§ **Requirements**
Print the material below exactly as it stands, please, from its first line to the line holding "const tailStart = 402, tailStep = 2;", with no pictures.
— Begin —
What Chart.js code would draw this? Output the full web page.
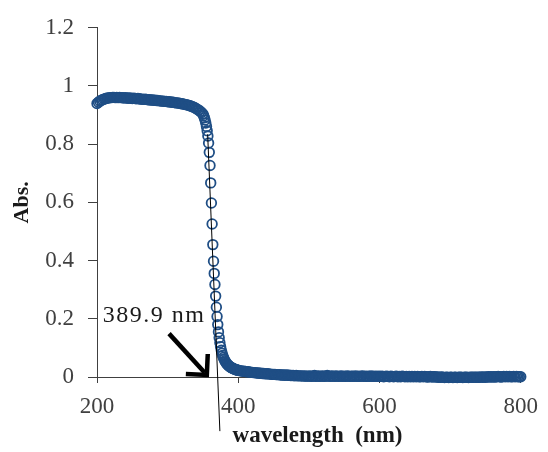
<!DOCTYPE html>
<html lang="en">
<head>
  <meta charset="UTF-8">
  <title>Absorbance spectrum</title>
  <script src="https://cdn.jsdelivr.net/npm/chart.js"></script>
  <style>
    body {
      margin: 0;
      background: #fff;
    }
    canvas {
      display: block;
    }
  </style>
</head>
<body>
  <canvas id="spectrum" width="548" height="452"></canvas>
  <script>
    // wavelength grid of each measured segment (nm)
    const plateauStart = 200, plateauStep = 2;
    const edgeStart = 351, edgeStep = 1;
    const tailStart = 402, tailStep = 2;

    // absorbance
    const plateauAbs = [
      0.940, 0.944, 0.948, 0.951, 0.953, 0.955, 0.957, 0.958, 0.959, 0.960,
      0.960, 0.961, 0.961, 0.960, 0.961, 0.960, 0.961, 0.960, 0.960, 0.959,
      0.960, 0.959, 0.958, 0.959, 0.958, 0.957, 0.958, 0.957, 0.956, 0.957,
      0.956, 0.955, 0.955, 0.954, 0.955, 0.954, 0.953, 0.953, 0.952, 0.952,
      0.951, 0.951, 0.950, 0.950, 0.949, 0.949, 0.948, 0.948, 0.947, 0.947,
      0.946, 0.946, 0.945, 0.944, 0.944, 0.943, 0.942, 0.942, 0.941, 0.940,
      0.939, 0.938, 0.937, 0.936, 0.935, 0.933, 0.932, 0.930, 0.928, 0.926,
      0.923, 0.920, 0.917, 0.913, 0.909, 0.904
    ];
    const edgeAbs = [
      0.898, 0.891, 0.883, 0.873, 0.861, 0.846, 0.828, 0.804, 0.772, 0.727,
      0.667, 0.598, 0.526, 0.455, 0.398, 0.356, 0.318, 0.278, 0.240, 0.208,
      0.180, 0.155, 0.135, 0.118, 0.104, 0.092, 0.082, 0.074, 0.067, 0.061,
      0.056, 0.052, 0.048, 0.045, 0.042, 0.040, 0.038, 0.036, 0.034, 0.033,
      0.031, 0.030, 0.029, 0.028, 0.027, 0.026, 0.025, 0.024, 0.023, 0.023
    ];
    const tailAbs = [
      0.022, 0.021, 0.020, 0.020, 0.019, 0.018, 0.018, 0.017, 0.016, 0.016,
      0.015, 0.015, 0.014, 0.014, 0.013, 0.013, 0.012, 0.012, 0.011, 0.011,
      0.011, 0.010, 0.010, 0.009, 0.009, 0.009, 0.008, 0.008, 0.008, 0.007,
      0.007, 0.007, 0.006, 0.007, 0.006, 0.006, 0.005, 0.005, 0.005, 0.004,
      0.005, 0.004, 0.004, 0.004, 0.004, 0.003, 0.004, 0.003, 0.003, 0.003,
      0.004, 0.002, 0.003, 0.005, 0.002, 0.003, 0.004, 0.002, 0.003, 0.004,
      0.002, 0.003, 0.005, 0.003, 0.002, 0.004, 0.003, 0.002, 0.004, 0.003,
      0.002, 0.003, 0.004, 0.002, 0.003, 0.002, 0.004, 0.003, 0.002, 0.003,
      0.003, 0.002, 0.004, 0.002, 0.003, 0.002, 0.003, 0.004, 0.002, 0.003,
      0.002, 0.003, 0.002, 0.004, 0.002, 0.003, 0.002, 0.003, 0.002, 0.003,
      0.002, 0.003, 0.001, 0.002, 0.003, 0.002, 0.001, 0.003, 0.002, 0.001,
      0.002, 0.003, 0.001, 0.002, 0.001, 0.003, 0.002, 0.001, 0.002, 0.001,
      0.002, 0.001, 0.002, 0.001, 0.002, 0.001, 0.002, 0.001, 0.001, 0.002,
      0.001, 0.002, 0.001, 0.000, 0.001, 0.002, 0.000, 0.001, 0.001, 0.000,
      0.000, -0.001, -0.001, 0.000, -0.001, -0.002, -0.001, -0.001, -0.002, -0.001,
      -0.001, -0.002, -0.001, -0.001, -0.002, -0.001, -0.001, -0.001, -0.002, -0.001,
      -0.001, -0.001, -0.002, -0.001, -0.001, -0.001, -0.001, -0.001, -0.001, -0.001,
      -0.001, 0.000, -0.001, 0.000, -0.001, 0.000, 0.001, 0.000, 0.001, 0.000,
      0.001, 0.000, 0.001, 0.002, 0.001, 0.000, 0.001, 0.002, 0.001, 0.002,
      0.001, 0.002, 0.001, 0.001, 0.002, 0.001, 0.002, 0.001, 0.001, 0.001
    ];

    // tangent drawn through the absorption edge
    const tangentX = [356.7, 374.0];
    const tangentY = [0.834, -0.186];

    // annotation: label and arrow, in data units
    const edgeLabel = '389.9 nm';
    const labelAt = { x: 208, y: 0.19 };
    const arrowFrom = { x: 302, y: 0.149 };
    const arrowTo = { x: 355.5, y: 0.007 };

    const xTicks = [200, 400, 600, 800];
    const yTicks = [0, 0.2, 0.4, 0.6, 0.8, 1, 1.2];

    const blue = '#1f4e85';
    const axisColor = '#404040';
    const serif = "'Liberation Serif', 'Times New Roman', serif";

    function toPoints(start, step, values) {
      return values.map((v, i) => ({ x: start + i * step, y: v }));
    }

    const spectrum = [
      ...toPoints(plateauStart, plateauStep, plateauAbs),
      ...toPoints(edgeStart, edgeStep, edgeAbs),
      ...toPoints(tailStart, tailStep, tailAbs)
    ];
    const tangent = tangentX.map((x, i) => ({ x: x, y: tangentY[i] }));

    const annotate = {
      id: 'annotate',
      afterDatasetsDraw(chart) {
        const { ctx, scales: { x, y } } = chart;
        ctx.save();
        // label
        ctx.fillStyle = '#1a1a1a';
        ctx.font = '24px ' + serif;
        ctx.letterSpacing = '1.5px';
        ctx.textAlign = 'left';
        ctx.textBaseline = 'alphabetic';
        ctx.fillText(edgeLabel, x.getPixelForValue(labelAt.x), y.getPixelForValue(labelAt.y));
        ctx.letterSpacing = '0px';
        // arrow
        const x0 = x.getPixelForValue(arrowFrom.x), y0 = y.getPixelForValue(arrowFrom.y);
        const x1 = x.getPixelForValue(arrowTo.x), y1 = y.getPixelForValue(arrowTo.y);
        const ang = Math.atan2(y1 - y0, x1 - x0);
        const head = 21;
        ctx.strokeStyle = '#000';
        ctx.lineWidth = 4.5;
        ctx.lineCap = 'butt';
        ctx.beginPath();
        ctx.moveTo(x0, y0);
        ctx.lineTo(x1 - 3 * Math.cos(ang), y1 - 3 * Math.sin(ang));
        ctx.stroke();
        ctx.lineJoin = 'miter';
        ctx.beginPath();
        ctx.moveTo(x1 - head * Math.cos(ang - Math.PI / 4), y1 - head * Math.sin(ang - Math.PI / 4));
        ctx.lineTo(x1, y1);
        ctx.lineTo(x1 - head * Math.cos(ang + Math.PI / 4), y1 - head * Math.sin(ang + Math.PI / 4));
        ctx.stroke();
        ctx.restore();
      }
    };

    new Chart(document.getElementById('spectrum'), {
      type: 'scatter',
      data: {
        datasets: [
          {
            label: 'tangent',
            data: tangent,
            showLine: true,
            borderColor: '#000',
            borderWidth: 1,
            pointRadius: 0,
            clip: false
          },
          {
            label: 'Abs.',
            data: spectrum,
            showLine: false,
            pointStyle: 'circle',
            pointRadius: 4.8,
            pointBorderWidth: 1.8,
            pointBorderColor: blue,
            pointBackgroundColor: 'rgba(255,255,255,0)',
            clip: false
          }
        ]
      },
      options: {
        responsive: false,
        animation: false,
        devicePixelRatio: 1,
        layout: { padding: { top: 22, right: 21, left: 0, bottom: 0 } },
        plugins: {
          legend: { display: false },
          tooltip: { enabled: false }
        },
        scales: {
          x: {
            type: 'linear',
            min: 200,
            max: 800,
            afterBuildTicks: s => { s.ticks = xTicks.map(v => ({ value: v })); },
            afterFit: s => { s.height = 75; },
            grid: { drawOnChartArea: false, tickLength: 6, color: axisColor },
            border: { color: axisColor, width: 1 },
            ticks: { color: axisColor, padding: 10, font: { family: serif, size: 23 }, callback: v => String(v) },
            title: {
              display: true,
              text: '\u00a0\u00a0\u00a0wavelength  (nm)',
              color: '#1a1a1a',
              padding: { top: 0, bottom: 2 },
              font: { family: serif, size: 23, weight: 'bold' }
            }
          },
          y: {
            min: 0,
            max: 1.2,
            afterBuildTicks: s => { s.ticks = yTicks.map(v => ({ value: v })); },
            afterFit: s => { s.width = 97; },
            grid: { drawOnChartArea: false, tickLength: 9, color: axisColor },
            border: { color: axisColor, width: 1 },
            ticks: { color: axisColor, padding: 14, font: { family: serif, size: 23 }, callback: v => String(v) },
            title: {
              display: true,
              text: 'Abs.',
              color: '#1a1a1a',
              padding: { top: 9, bottom: 0 },
              font: { family: serif, size: 22, weight: 'bold' }
            }
          }
        }
      },
      plugins: [annotate]
    });
  </script>
</body>
</html>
— End —
§ **Reply**
What Chart.js code would draw this? Output the full web page.
<!DOCTYPE html>
<html lang="en">
<head>
  <meta charset="UTF-8">
  <title>Absorbance spectrum</title>
  <script src="https://cdn.jsdelivr.net/npm/chart.js"></script>
  <style>
    body {
      margin: 0;
      background: #fff;
    }
    canvas {
      display: block;
    }
  </style>
</head>
<body>
  <canvas id="spectrum" width="548" height="452"></canvas>
  <script>
    // wavelength grid of each measured segment (nm)
    const plateauStart = 200, plateauStep = 2;
    const edgeStart = 351, edgeStep = 1;
    const tailStart = 402, tailStep = 2;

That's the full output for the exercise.